Required task -
Reproduce the listing word for word, leaving every picture behind.

── Data shown ──

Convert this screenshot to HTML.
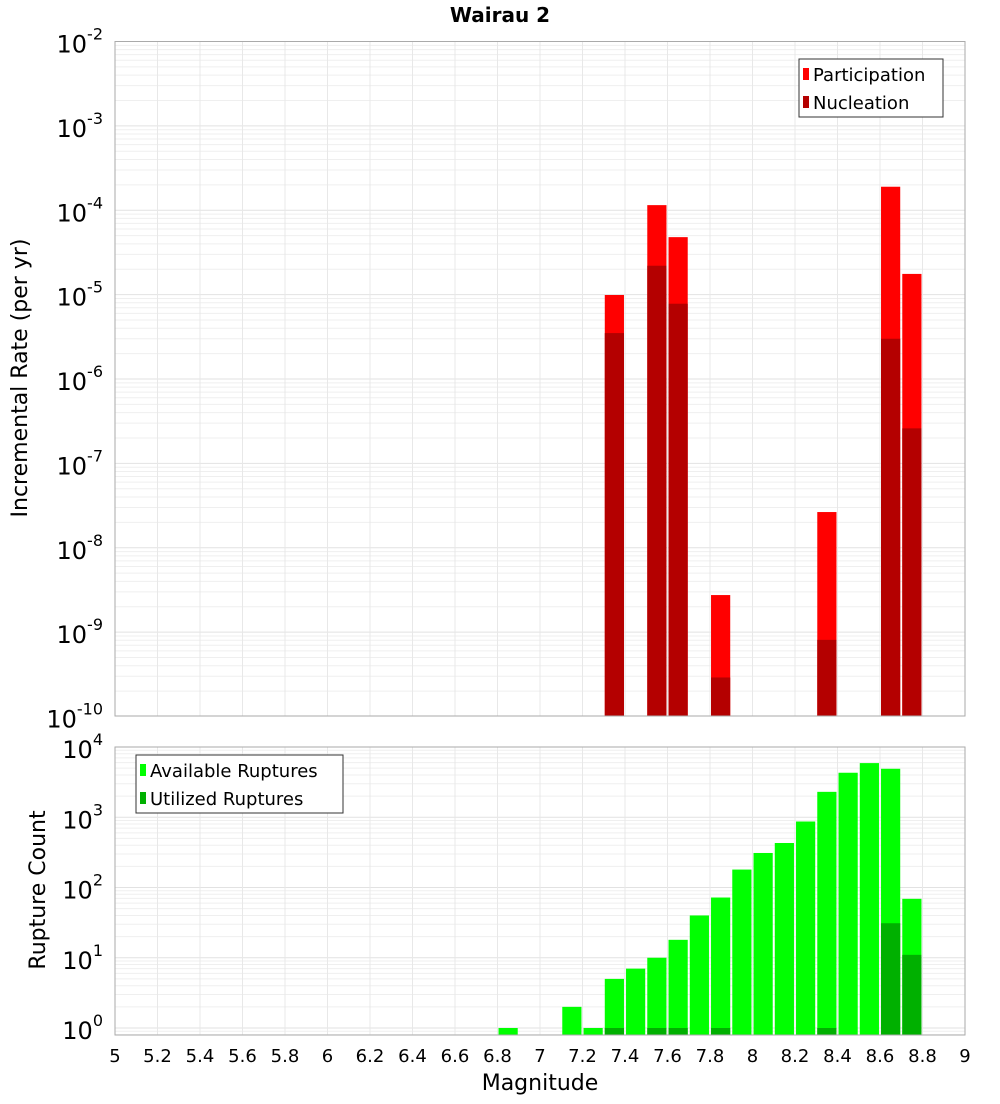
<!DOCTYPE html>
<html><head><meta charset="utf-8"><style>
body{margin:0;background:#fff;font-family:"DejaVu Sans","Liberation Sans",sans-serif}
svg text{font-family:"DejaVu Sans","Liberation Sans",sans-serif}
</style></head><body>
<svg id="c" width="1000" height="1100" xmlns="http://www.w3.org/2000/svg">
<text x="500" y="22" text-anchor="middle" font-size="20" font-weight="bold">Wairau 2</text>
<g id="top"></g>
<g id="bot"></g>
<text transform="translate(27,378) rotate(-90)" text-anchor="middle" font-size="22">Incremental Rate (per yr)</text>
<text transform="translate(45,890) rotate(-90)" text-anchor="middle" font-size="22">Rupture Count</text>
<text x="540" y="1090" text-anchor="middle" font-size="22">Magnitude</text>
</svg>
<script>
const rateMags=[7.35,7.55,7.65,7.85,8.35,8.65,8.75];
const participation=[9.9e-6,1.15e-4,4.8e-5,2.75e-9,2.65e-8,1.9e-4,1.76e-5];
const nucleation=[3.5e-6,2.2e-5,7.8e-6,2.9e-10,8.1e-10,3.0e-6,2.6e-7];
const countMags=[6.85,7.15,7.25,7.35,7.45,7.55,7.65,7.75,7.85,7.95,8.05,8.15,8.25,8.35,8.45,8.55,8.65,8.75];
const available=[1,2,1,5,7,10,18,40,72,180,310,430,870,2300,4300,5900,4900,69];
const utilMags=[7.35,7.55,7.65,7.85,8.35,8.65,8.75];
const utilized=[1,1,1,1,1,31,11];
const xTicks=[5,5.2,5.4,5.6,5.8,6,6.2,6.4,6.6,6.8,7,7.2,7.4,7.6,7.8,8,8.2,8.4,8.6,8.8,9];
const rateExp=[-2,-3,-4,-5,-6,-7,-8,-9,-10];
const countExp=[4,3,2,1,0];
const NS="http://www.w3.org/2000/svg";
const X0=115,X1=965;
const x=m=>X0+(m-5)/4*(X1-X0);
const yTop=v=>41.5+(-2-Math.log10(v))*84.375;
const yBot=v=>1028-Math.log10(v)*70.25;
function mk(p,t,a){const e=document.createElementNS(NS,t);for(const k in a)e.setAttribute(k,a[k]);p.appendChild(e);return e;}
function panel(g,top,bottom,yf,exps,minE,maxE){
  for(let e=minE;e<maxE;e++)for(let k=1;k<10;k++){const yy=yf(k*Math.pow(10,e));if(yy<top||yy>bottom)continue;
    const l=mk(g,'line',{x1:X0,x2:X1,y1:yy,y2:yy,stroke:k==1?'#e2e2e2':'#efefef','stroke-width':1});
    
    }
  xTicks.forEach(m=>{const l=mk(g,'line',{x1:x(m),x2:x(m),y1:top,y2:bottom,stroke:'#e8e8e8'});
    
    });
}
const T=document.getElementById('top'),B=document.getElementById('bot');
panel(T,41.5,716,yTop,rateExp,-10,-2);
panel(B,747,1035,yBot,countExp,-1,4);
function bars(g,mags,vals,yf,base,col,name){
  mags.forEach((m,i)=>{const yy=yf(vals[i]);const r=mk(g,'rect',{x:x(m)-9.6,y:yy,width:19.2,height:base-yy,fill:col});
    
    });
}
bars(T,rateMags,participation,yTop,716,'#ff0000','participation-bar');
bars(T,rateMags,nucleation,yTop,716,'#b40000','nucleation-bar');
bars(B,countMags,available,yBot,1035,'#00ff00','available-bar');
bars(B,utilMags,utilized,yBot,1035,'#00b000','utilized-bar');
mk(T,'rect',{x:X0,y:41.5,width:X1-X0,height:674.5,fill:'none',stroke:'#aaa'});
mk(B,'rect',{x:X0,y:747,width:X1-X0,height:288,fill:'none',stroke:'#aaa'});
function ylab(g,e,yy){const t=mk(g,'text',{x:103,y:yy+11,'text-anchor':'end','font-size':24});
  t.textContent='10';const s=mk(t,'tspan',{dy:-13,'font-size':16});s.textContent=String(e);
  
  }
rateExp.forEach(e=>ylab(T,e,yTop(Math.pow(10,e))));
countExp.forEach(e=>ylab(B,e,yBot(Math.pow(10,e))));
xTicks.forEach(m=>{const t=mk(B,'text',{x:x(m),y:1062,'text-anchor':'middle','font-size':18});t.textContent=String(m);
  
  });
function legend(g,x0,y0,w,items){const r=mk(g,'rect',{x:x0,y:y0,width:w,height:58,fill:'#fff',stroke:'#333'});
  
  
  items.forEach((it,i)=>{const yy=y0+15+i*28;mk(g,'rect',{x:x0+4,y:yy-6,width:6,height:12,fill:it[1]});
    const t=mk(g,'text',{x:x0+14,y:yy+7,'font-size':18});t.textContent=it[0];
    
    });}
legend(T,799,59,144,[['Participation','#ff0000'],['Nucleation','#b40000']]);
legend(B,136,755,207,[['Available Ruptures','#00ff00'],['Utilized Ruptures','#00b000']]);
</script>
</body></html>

───

Written solution -
Convert this screenshot to HTML.
<!DOCTYPE html>
<html><head><meta charset="utf-8"><style>
body{margin:0;background:#fff;font-family:"DejaVu Sans","Liberation Sans",sans-serif}
svg text{font-family:"DejaVu Sans","Liberation Sans",sans-serif}
</style></head><body>
<svg id="c" width="1000" height="1100" xmlns="http://www.w3.org/2000/svg">
<text x="500" y="22" text-anchor="middle" font-size="20" font-weight="bold">Wairau 2</text>
<g id="top"></g>
<g id="bot"></g>
<text transform="translate(27,378) rotate(-90)" text-anchor="middle" font-size="22">Incremental Rate (per yr)</text>
<text transform="translate(45,890) rotate(-90)" text-anchor="middle" font-size="22">Rupture Count</text>
<text x="540" y="1090" text-anchor="middle" font-size="22">Magnitude</text>
</svg>
<script>
const rateMags=[7.35,7.55,7.65,7.85,8.35,8.65,8.75];
const participation=[9.9e-6,1.15e-4,4.8e-5,2.75e-9,2.65e-8,1.9e-4,1.76e-5];
const nucleation=[3.5e-6,2.2e-5,7.8e-6,2.9e-10,8.1e-10,3.0e-6,2.6e-7];
const countMags=[6.85,7.15,7.25,7.35,7.45,7.55,7.65,7.75,7.85,7.95,8.05,8.15,8.25,8.35,8.45,8.55,8.65,8.75];
const available=[1,2,1,5,7,10,18,40,72,180,310,430,870,2300,4300,5900,4900,69];
const utilMags=[7.35,7.55,7.65,7.85,8.35,8.65,8.75];
const utilized=[1,1,1,1,1,31,11];
const xTicks=[5,5.2,5.4,5.6,5.8,6,6.2,6.4,6.6,6.8,7,7.2,7.4,7.6,7.8,8,8.2,8.4,8.6,8.8,9];
const rateExp=[-2,-3,-4,-5,-6,-7,-8,-9,-10];
const countExp=[4,3,2,1,0];
const NS="http://www.w3.org/2000/svg";
const X0=115,X1=965;
const x=m=>X0+(m-5)/4*(X1-X0);
const yTop=v=>41.5+(-2-Math.log10(v))*84.375;
const yBot=v=>1028-Math.log10(v)*70.25;
function mk(p,t,a){const e=document.createElementNS(NS,t);for(const k in a)e.setAttribute(k,a[k]);p.appendChild(e);return e;}
function panel(g,top,bottom,yf,exps,minE,maxE){
  for(let e=minE;e<maxE;e++)for(let k=1;k<10;k++){const yy=yf(k*Math.pow(10,e));if(yy<top||yy>bottom)continue;
    const l=mk(g,'line',{x1:X0,x2:X1,y1:yy,y2:yy,stroke:k==1?'#e2e2e2':'#efefef','stroke-width':1});
    
    }
  xTicks.forEach(m=>{const l=mk(g,'line',{x1:x(m),x2:x(m),y1:top,y2:bottom,stroke:'#e8e8e8'});
    
    });
}
const T=document.getElementById('top'),B=document.getElementById('bot');
panel(T,41.5,716,yTop,rateExp,-10,-2);
panel(B,747,1035,yBot,countExp,-1,4);
function bars(g,mags,vals,yf,base,col,name){
  mags.forEach((m,i)=>{const yy=yf(vals[i]);const r=mk(g,'rect',{x:x(m)-9.6,y:yy,width:19.2,height:base-yy,fill:col});
    
    });
}
bars(T,rateMags,participation,yTop,716,'#ff0000','participation-bar');
bars(T,rateMags,nucleation,yTop,716,'#b40000','nucleation-bar');
bars(B,countMags,available,yBot,1035,'#00ff00','available-bar');
bars(B,utilMags,utilized,yBot,1035,'#00b000','utilized-bar');
mk(T,'rect',{x:X0,y:41.5,width:X1-X0,height:674.5,fill:'none',stroke:'#aaa'});
mk(B,'rect',{x:X0,y:747,width:X1-X0,height:288,fill:'none',stroke:'#aaa'});
function ylab(g,e,yy){const t=mk(g,'text',{x:103,y:yy+11,'text-anchor':'end','font-size':24});
  t.textContent='10';const s=mk(t,'tspan',{dy:-13,'font-size':16});s.textContent=String(e);
  
  }
rateExp.forEach(e=>ylab(T,e,yTop(Math.pow(10,e))));
countExp.forEach(e=>ylab(B,e,yBot(Math.pow(10,e))));
xTicks.forEach(m=>{const t=mk(B,'text',{x:x(m),y:1062,'text-anchor':'middle','font-size':18});t.textContent=String(m);
  
  });
function legend(g,x0,y0,w,items){const r=mk(g,'rect',{x:x0,y:y0,width:w,height:58,fill:'#fff',stroke:'#333'});
  
  
  items.forEach((it,i)=>{const yy=y0+15+i*28;mk(g,'rect',{x:x0+4,y:yy-6,width:6,height:12,fill:it[1]});
    const t=mk(g,'text',{x:x0+14,y:yy+7,'font-size':18});t.textContent=it[0];
    
    });}
legend(T,799,59,144,[['Participation','#ff0000'],['Nucleation','#b40000']]);
legend(B,136,755,207,[['Available Ruptures','#00ff00'],['Utilized Ruptures','#00b000']]);
</script>
</body></html>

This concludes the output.